The coming investigation is the latest fallout from Reformer reporting about Cynthia Callais, the former staffer who now works for the teachers union. Callais said that over many months and across two workplaces, including the Senate DFL campaign, House staffer and DFL operative Clay Schwartzwalter — the brother of her then-boss state Sen. Jason Isaacson — made repeated unwanted advances, including twice kissing her. Schwartzwalter was also at one point the campaign manager for Senate Minority Leader Susan Kent, DFL-Woodbury.
“Whenever an employee, former or current, believes that the policies were not implemented correctly in their matter, it is our duty to validate their voice and take their concerns seriously,” said an Aug. 3 letter from Senate DFL leadership to Senate Secretary Cal Ludeman. “Since one of the issues that has been raised involves the role of Senate HR itself, we do not think that an internal evaluation will be sufficient to address the concerns raised and to instill confidence in the results of the investigation.”
The letter came from Kent, Assistant Leaders Sen.

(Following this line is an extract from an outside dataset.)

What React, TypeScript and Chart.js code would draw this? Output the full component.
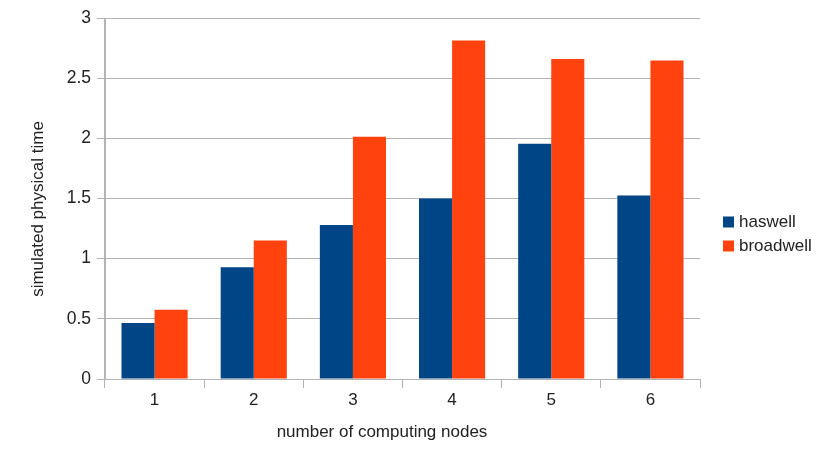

Nick Frentz of North Mankato and Sen. Foung Hawj of St. Paul. It also seeks a review of the current anti-sexual harassment policy.
Callais reported the claims to the Minnesota DFL Party in September 2020 when Schwartzwalter served as campaign manager for Kent. Kent removed him from her campaign just days later.
Kent last week said she forced him to resign to quickly remove him rather than see a lengthy investigation process. Schwartzwalter returned to work at the Minnesota House, where he had been working before taking leave to work as Kent’s campaign manager.
Schwartzwalter denies that he sexually harassed Callais, calling her claims “gross mischaracterizations.” He also faced a separate harassment complaint in September 2020 in the Minnesota House, which resulted in an investigation and his eventual dismissal in early January 2021.
Callais said she often worried that negative interactions with Schwartzwalter would affect her relationship with her boss, Isaacson.
Kent’s colleagues have been critical of the way the incident was handled. State Sen. Melisa Franzen, DFL-Edina, resigned from her post as assistant minority leader in protest of the handling of Callais’s claim. Senate and House DFL staffers signed letters in support of Callais, also critical of the Senate’s handling of the claims.